12) Understanding The Sales Process
If you analyze the steps that a customer goes through in order to make a decision to purchase, and then you break down those steps, and focus on improving them, you will become better and better at that process. In every field there are steps that a person goes through in order to make a decision to purchase. What are the steps that your customers go through in order to make a decision to purchase your types of products or services? How can you improve your ability to enhance each of these steps? Break it down and work on it once every 12 weeks. You will absolutely, positively improve if you do this.
The magic key
The important thing is consistency. If you consistently approach each of these areas, at least one hour per week, forever, you will experience an ever-improving organization that becomes bulletproof in the face of the massive change and onslaught of commercial clutter.

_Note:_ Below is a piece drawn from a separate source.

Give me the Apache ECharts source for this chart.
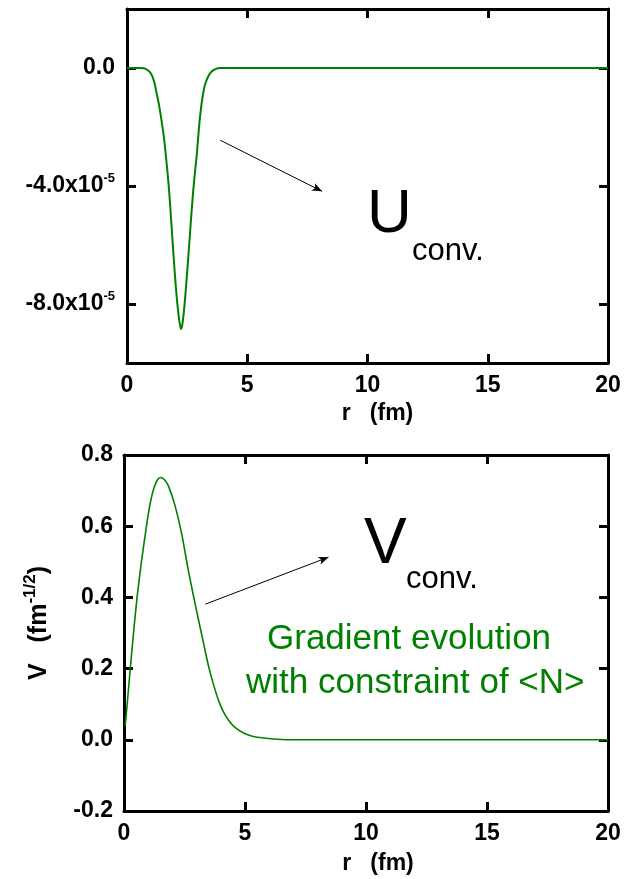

Within these 12 areas, our particular company has found 2400 subtle little areas of potential improvement, all however, are centralized around the core 12 areas mentioned above. Consistently focusing on a few core areas of improvement will do more for your organization than 100 one-day seminar events. Great seminar events are like great comedy shows. You remember that they were funny, but you can’t recall any of the jokes. Very little occurs from a one-day seminar event. Except that it may provide the vehicles to begin the change you’ve needed. Once the motivation is there, a great deal can occur from a constant focus on a few simple proven areas. So in the future, when you DO attend event training programs, make a determination that there will be at least a handful of things that you will commit to forever.